The four types are isomers, meaning that they share the same chemical formula, but the physical arrangement of their atoms differ from type to type. This results in each type having different chemical properties.
The tocotrienols themselves differ from the tocopherols by having three double bonds in their side chain, where the tocopherols only have single bonds.
They found that both TRF and gamma-tocotrienols had a significant effect on the presence of collagen produced by the fibroblasts.
Explains Prof Wan Zurinah: “One of the proteins that give our skin structure is collagen.
“As we age, collagen is produced less and is broken down more by the enzyme matrix metalloproteinase (MMP).
“What tocotrienols do is to increase collagen synthesis and also reduce collagen breakdown by MMPs.”
This dual effect is a result of tocotrienol’s action on both the genetic and protein levels.
The result at the organ level means firmer, more supple skin, and less wrinkles.
Less melanin, more muscle
Tocotrienols also have an effect on the production of melanin in our skin.
Melanin is a pigment that increases with prolonged exposure to sunlight – or more specifically, UV rays – and ageing.
This is due to the fact that melanin serves to protect our skin from the harmful effects of UV radiation by absorbing and dissipating these rays from our body.
However, it also causes our skin to darken, which is viewed as undesirable in the Asian concept of beauty and fairness.
Using keratinocytes – the dominant cell type in the epidermis, or outermost layer of our skin – Prof Suzana and her colleagues discovered that the TRF had a significant effect on the amount of melanin produced by those cells.
Explains Prof Wan Zurinah: “The way tocotrienols work is by inhibiting the enzyme that catalyses the creation of melanin, as well as the genes that are responsible for the synthesis of melanin, which is responsible for the pigment in our skin.”

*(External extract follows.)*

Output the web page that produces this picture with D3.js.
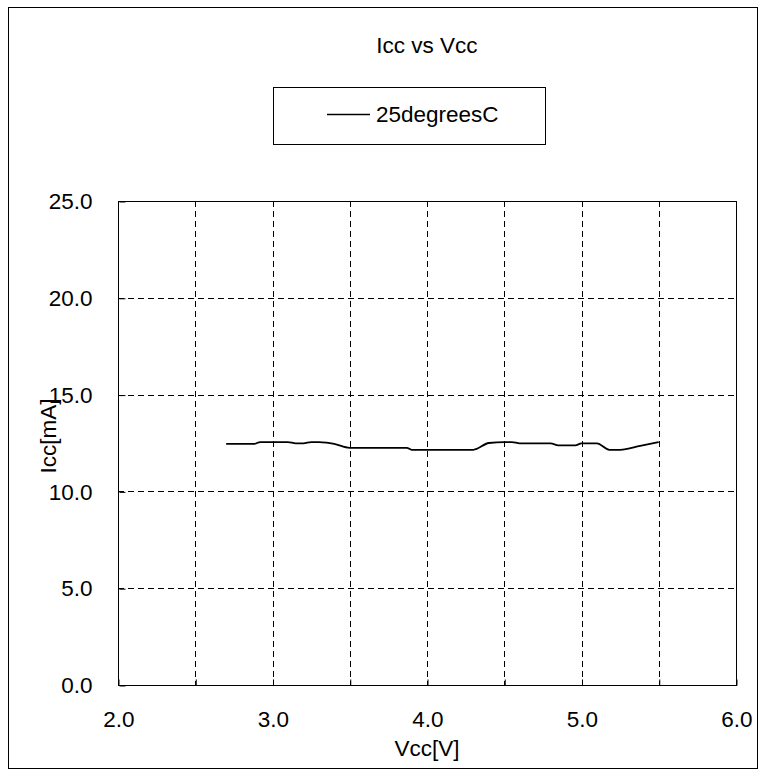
<!DOCTYPE html>
<html>
<head>
<meta charset="utf-8">
<script src="https://cdn.jsdelivr.net/npm/d3@7"></script>
<style>
  html, body { margin: 0; padding: 0; background: #fff; }
  svg { display: block; font-family: "Liberation Sans", Arial, sans-serif; }
</style>
</head>
<body>
<svg id="chart" width="765" height="776"></svg>
<script>
const chartTitle = "Icc vs Vcc";
const seriesName = "25degreesC";
const xLabel = "Vcc[V]";
const yLabel = "Icc[mA]";
const xTicks = [2.0, 2.5, 3.0, 3.5, 4.0, 4.5, 5.0, 5.5, 6.0];
const xTickLabels = [2.0, 3.0, 4.0, 5.0, 6.0];
const yTicks = [0, 5, 10, 15, 20, 25];
const vcc = [2.70, 2.80, 2.88, 2.92, 3.00, 3.10, 3.15, 3.20, 3.25, 3.30, 3.35, 3.40, 3.50, 3.60, 3.70, 3.80, 3.87, 3.90, 4.00, 4.10, 4.20, 4.30, 4.40, 4.50, 4.55, 4.60, 4.70, 4.80, 4.85, 4.96, 5.00, 5.10, 5.18, 5.25, 5.38, 5.50];
const icc = [12.45, 12.45, 12.45, 12.55, 12.55, 12.55, 12.48, 12.48, 12.55, 12.55, 12.52, 12.45, 12.25, 12.25, 12.25, 12.25, 12.25, 12.15, 12.15, 12.15, 12.15, 12.15, 12.50, 12.55, 12.55, 12.48, 12.48, 12.48, 12.38, 12.38, 12.48, 12.48, 12.15, 12.15, 12.35, 12.55];

const FS = 22.5;
const svg = d3.select("#chart");
const L = 118, R = 736, T = 201, B = 685;

// outer border
svg.append("rect").attr("x", 8.5).attr("y", 7.5).attr("width", 749).attr("height", 761)
  .attr("fill", "none").attr("stroke", "#000").attr("stroke-width", 1);

const x = d3.scaleLinear().domain([2, 6]).range([L, R]);
const y = d3.scaleLinear().domain([0, 25]).range([B, T]);

// title
svg.append("text").attr("x", 427).attr("y", 53).attr("text-anchor", "middle")
  .attr("font-size", FS).text(chartTitle);

// legend
svg.append("rect").attr("x", 273.5).attr("y", 87.5).attr("width", 272).attr("height", 57)
  .attr("fill", "#fff").attr("stroke", "#000").attr("stroke-width", 1);
svg.append("line").attr("x1", 327).attr("x2", 370).attr("y1", 114.5).attr("y2", 114.5)
  .attr("stroke", "#000").attr("stroke-width", 1.6);
svg.append("text").attr("x", 376).attr("y", 122).attr("font-size", FS).text(seriesName);

// grid
const g = svg.append("g");
xTicks.filter(d => d > 2 && d < 6).forEach(d => {
  g.append("line").attr("x1", Math.round(x(d)) + 0.5).attr("x2", Math.round(x(d)) + 0.5)
    .attr("y1", T).attr("y2", B).attr("stroke", "#000").attr("stroke-dasharray", "6,4").attr("stroke-width", 1);
});
yTicks.filter(d => d > 0 && d < 25).forEach(d => {
  g.append("line").attr("y1", Math.round(y(d)) + 0.5).attr("y2", Math.round(y(d)) + 0.5)
    .attr("x1", L).attr("x2", R).attr("stroke", "#000").attr("stroke-dasharray", "6,4").attr("stroke-width", 1);
});

// plot frame
svg.append("rect").attr("x", L + 0.5).attr("y", T + 0.5).attr("width", R - L).attr("height", B - T)
  .attr("fill", "none").attr("stroke", "#000").attr("stroke-width", 1);

// axes
const xAxis = d3.axisBottom(x).tickValues(xTicks).tickSizeInner(-6).tickSizeOuter(0).tickFormat(d => xTickLabels.includes(d) ? d.toFixed(1) : "").tickPadding(26);
const gx = svg.append("g").attr("transform", `translate(0.5,${B + 0.5})`).call(xAxis);
gx.select(".domain").remove();
gx.selectAll("text").attr("font-size", FS).attr("fill", "#000").attr("font-family", "Liberation Sans, Arial, sans-serif");

const yAxis = d3.axisLeft(y).tickValues(yTicks).tickSizeInner(-7).tickSizeOuter(0).tickFormat(d => d.toFixed(1)).tickPadding(26);
const gy = svg.append("g").attr("transform", `translate(${L + 0.5},0.5)`).call(yAxis);
gy.select(".domain").remove();
gy.selectAll(".tick line").attr("x1", 1);
gy.selectAll("text").attr("font-size", FS).attr("fill", "#000").attr("font-family", "Liberation Sans, Arial, sans-serif");

// axis titles
svg.append("text").attr("x", 427).attr("y", 756).attr("text-anchor", "middle").attr("font-size", FS).text(xLabel);
svg.append("text").attr("transform", "translate(56,436) rotate(-90)").attr("text-anchor", "middle")
  .attr("font-size", FS).text(yLabel);

// series
const line = d3.line().x((d, i) => x(vcc[i])).y(d => y(d)).curve(d3.curveMonotoneX);
svg.append("path").datum(icc).attr("d", line).attr("fill", "none").attr("stroke", "#000").attr("stroke-width", 1.8);
</script>
</body>
</html>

In addition, Prof Suzana says that while tocopherols also perform the same functions, a head-to-head comparison with the TRF in the same study showed that the tocotrienols had a better effect, compared to tocopherols.
Her latest research is looking into the effects of tocotrienols on myoblasts – an embryonic cell that fuses together into myotubes that are the foundation for our muscle fibres.

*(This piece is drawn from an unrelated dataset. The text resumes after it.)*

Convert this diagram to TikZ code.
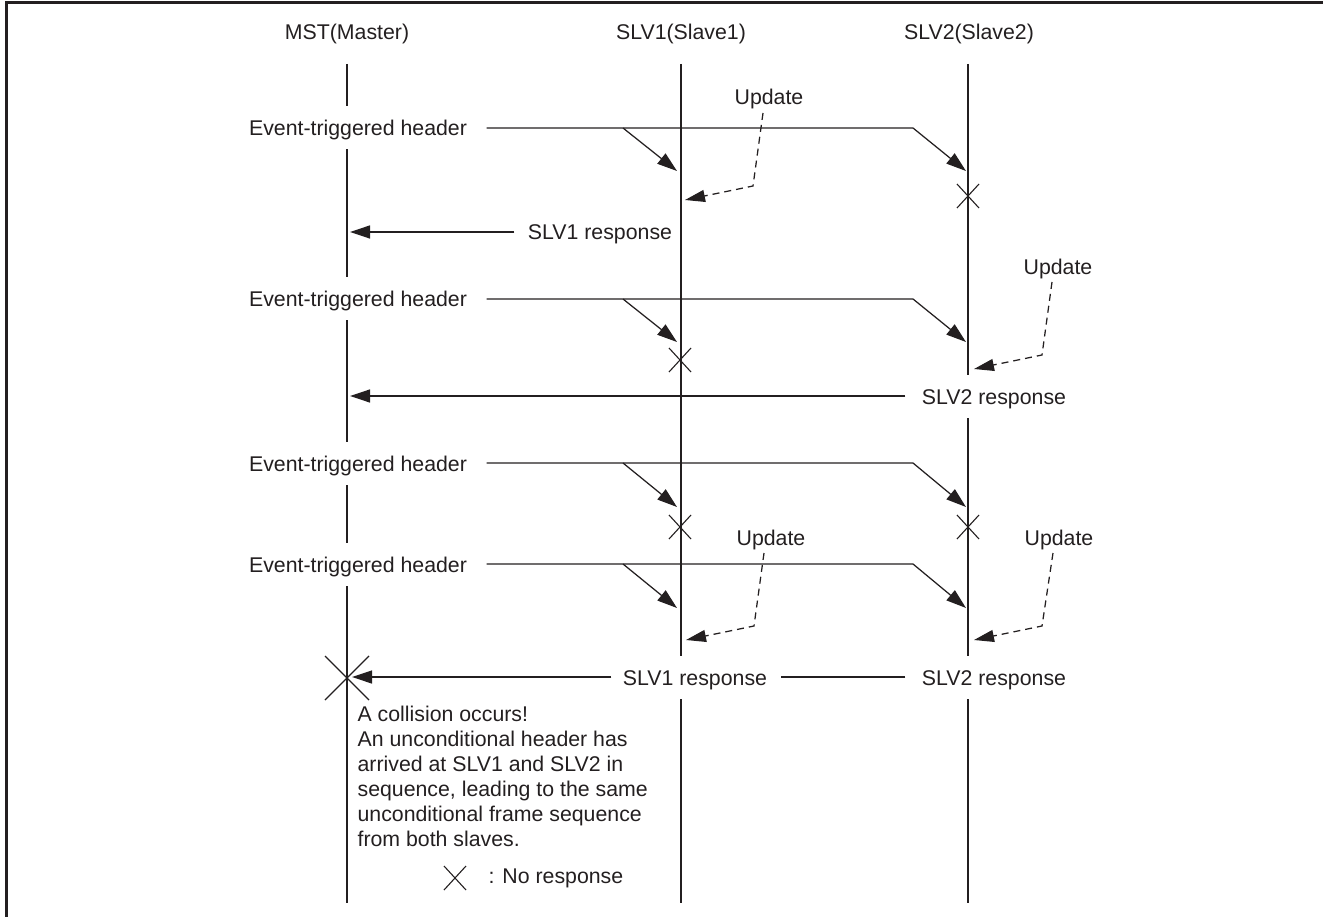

So far, Prof Suzana shares that based on observation alone, the formation of myotubes are better when treated with tocotrienols.

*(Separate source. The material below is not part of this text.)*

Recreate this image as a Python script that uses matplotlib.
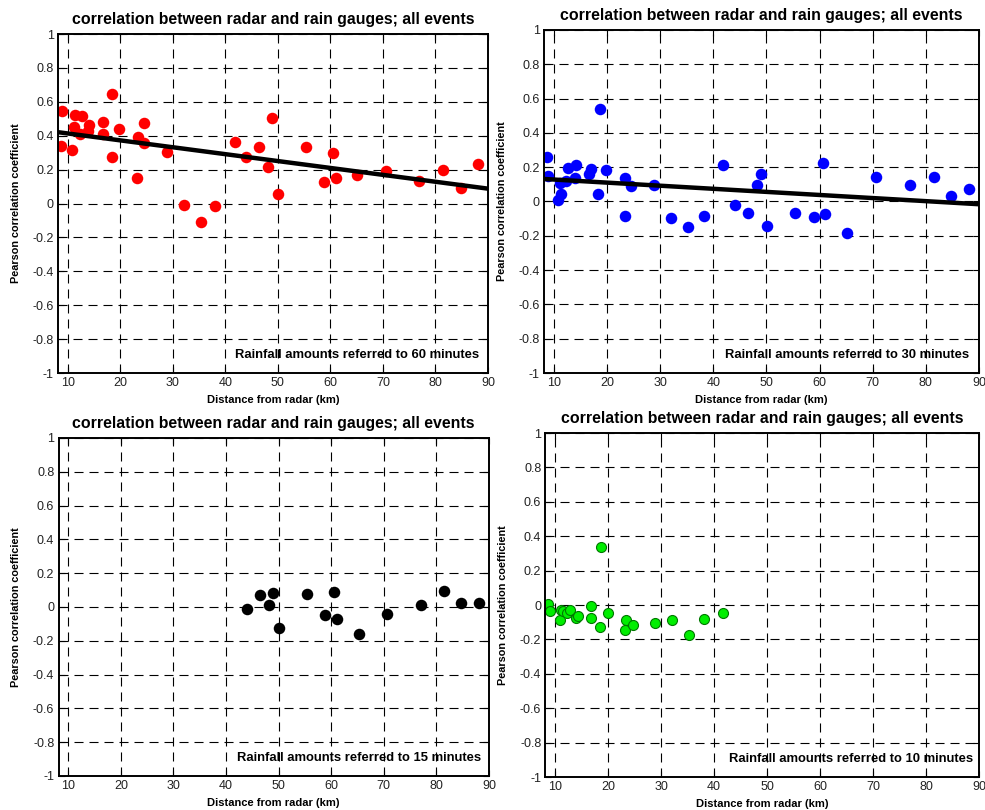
import numpy as np
import matplotlib
matplotlib.use('Agg')
import matplotlib.pyplot as plt

plt.rcParams['font.family'] = ['Liberation Sans', 'DejaVu Sans']
plt.rcParams['lines.scale_dashes'] = False

# 60 minutes
dist60 = [8.86, 8.73, 11.4, 11.2, 10.76, 12.67, 12.35, 14.13, 13.9, 16.67, 16.8, 18.5,
          18.4, 19.85, 23.3, 24.5, 24.5, 23.15, 28.9, 32.1, 35.35, 38.1, 41.8, 44.0,
          46.4, 48.06, 48.9, 49.96, 55.3, 58.86, 60.57, 61.14, 65.1, 70.6, 76.96,
          81.5, 84.8, 88.1]
corr60 = [0.546, 0.338, 0.525, 0.451, 0.314, 0.515, 0.41, 0.464, 0.425, 0.482, 0.408, 0.644,
          0.273, 0.441, 0.394, 0.476, 0.357, 0.150, 0.302, -0.008, -0.111, -0.014, 0.361, 0.277,
          0.332, 0.215, 0.503, 0.059, 0.336, 0.127, 0.297, 0.148, 0.168, 0.189, 0.133,
          0.199, 0.094, 0.232]
fit60 = [-0.00407, 0.454]   # slope, intercept

# 30 minutes
dist30 = [8.75, 8.87, 10.8, 11.3, 11.2, 12.3, 12.7, 14.0, 14.2, 16.65, 16.9, 18.3, 18.6,
          19.9, 23.4, 24.55, 28.9, 41.8, 48.2, 48.9, 60.6, 70.7, 77.1, 81.6, 84.8, 88.1,
          23.3, 32.1, 35.3, 38.2, 44.0, 46.5, 50.1, 55.3, 58.9, 61.1, 65.1]
corr30 = [0.259, 0.146, 0.010, 0.041, 0.105, 0.121, 0.197, 0.136, 0.212, 0.158, 0.187, 0.045, 0.540,
          0.181, 0.138, 0.092, 0.096, 0.212, 0.096, 0.160, 0.226, 0.144, 0.097, 0.144, 0.031, 0.072,
          -0.086, -0.096, -0.150, -0.082, -0.018, -0.068, -0.141, -0.068, -0.088, -0.074, -0.186]
fit30 = [-0.0018, 0.146]

# 15 minutes
dist15 = [43.99, 46.5, 48.2, 48.9, 50.06, 55.4, 58.9, 60.6, 61.1, 65.2, 70.6, 77.0, 81.5, 84.7, 88.1]
corr15 = [-0.010, 0.069, 0.014, 0.085, -0.126, 0.079, -0.049, 0.091, -0.069, -0.161, -0.043,
          0.014, 0.096, 0.026, 0.022]

# 10 minutes
dist10 = [8.69, 8.94, 10.8, 11.06, 11.37, 12.3, 12.75, 14.0, 14.2, 16.7, 16.68, 18.36, 18.55,
          19.86, 23.35, 23.2, 24.6, 28.9, 32.1, 35.3, 38.1, 41.7]
corr10 = [0.004, -0.037, -0.089, -0.031, -0.037, -0.047, -0.029, -0.078, -0.064, -0.004, -0.078,
          -0.130, 0.337, -0.048, -0.089, -0.143, -0.114, -0.103, -0.089, -0.172, -0.083, -0.045]

title = 'correlation between radar and rain gauges; all events'
xticks = [10, 20, 30, 40, 50, 60, 70, 80, 90]
yticks = [-1, -0.8, -0.6, -0.4, -0.2, 0, 0.2, 0.4, 0.6, 0.8, 1]
ytick_labels = ['-1', '-0.8', '-0.6', '-0.4', '-0.2', '0', '0.2', '0.4', '0.6', '0.8', '1']
xmin, xmax = 8.15, 90


def style_axes(ax, minutes, text_x):
    ax.set_xlim(xmin, xmax)
    ax.set_ylim(-1, 1)
    ax.set_xticks(xticks)
    ax.set_xticklabels([str(t) for t in xticks])
    ax.set_yticks(yticks)
    ax.set_yticklabels(ytick_labels)
    ax.tick_params(direction='in', length=4, width=0.8, top=True, right=True,
                   labelsize=9, labelcolor='#222222', pad=3)
    ax.grid(True, color='k', linewidth=0.8, linestyle=(0, (6.5, 4.3)))
    ax.set_axisbelow(True)
    for s in ax.spines.values():
        s.set_linewidth(1.4)
    ax.set_title(title, fontsize=11.4, fontweight='bold', pad=7)
    ax.set_xlabel('Distance from radar (km)', fontsize=8, fontweight='bold', labelpad=4)
    ax.set_ylabel('Pearson correlation coefficient', fontsize=7.8, fontweight='bold')
    ax.yaxis.set_label_coords(-0.086, 0.5)
    ax.text(text_x, -0.895, 'Rainfall amounts referred to %d minutes' % minutes,
            ha='right', va='center', fontsize=9.4, fontweight='bold')


fig = plt.figure(figsize=(9.85, 8.1), dpi=100)
ax1 = fig.add_axes([0.0589, 0.5395, 0.4365, 0.4185])
ax2 = fig.add_axes([0.5523, 0.5395, 0.4416, 0.4235])
ax3 = fig.add_axes([0.0594, 0.042, 0.437, 0.4173])
ax4 = fig.add_axes([0.5538, 0.0407, 0.4401, 0.4247])

xfit = np.array([xmin, xmax])

ax1.plot(dist60, corr60, 'o', color='#ff0000', markersize=8.3, markeredgewidth=0)
ax1.plot(xfit, fit60[0] * xfit + fit60[1], color='k', linewidth=3.2)
style_axes(ax1, 60, 88.4)

ax2.plot(dist30, corr30, 'o', color='#0000ff', markersize=8.3, markeredgewidth=0)
ax2.plot(xfit, fit30[0] * xfit + fit30[1], color='k', linewidth=3.2)
style_axes(ax2, 30, 88.1)

ax3.plot(dist15, corr15, 'o', color='k', markersize=8.3, markeredgewidth=0)
style_axes(ax3, 15, 88.5)

ax4.plot(dist10, corr10, 'o', markerfacecolor='#00ee00', markeredgecolor='#007700',
         markersize=7.2, markeredgewidth=0.8)
style_axes(ax4, 10, 88.8)

fig.savefig('out.png', dpi=100)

“The size of the myotubes are bigger, and there are more myotubes that fuse together better,” she says.
This means that tocotrienols might also have an effect on promoting muscle growth.
She is currently researching the effects tocotrienols have at the genetic level on these myoblasts.
Prof Wan Zurinah shares that where their studies have compared effects based on age and time, those subjects – whether they be cells or humans – that were older, showed more significant benefits from taking tocotrienols, compared to those who were younger.
However, the older subjects took a longer time (six months versus three) to show the effects than their younger counterparts.
“Our theory is that the younger cells don’t need the tocotrienols as much because they have undergone less oxidative stress to date,” says Prof Suzana.
Prof Wan Zurinah also notes that the TRF they are using is from a preparation already available in pharmacies.
“We wanted to use something that was commercially available.”
The mixture consists of high-purity tocotrienols (70%) and alpha-tocopherols (30%) derived from palm oil, which is one of nature’s richest sources of tocotrienols.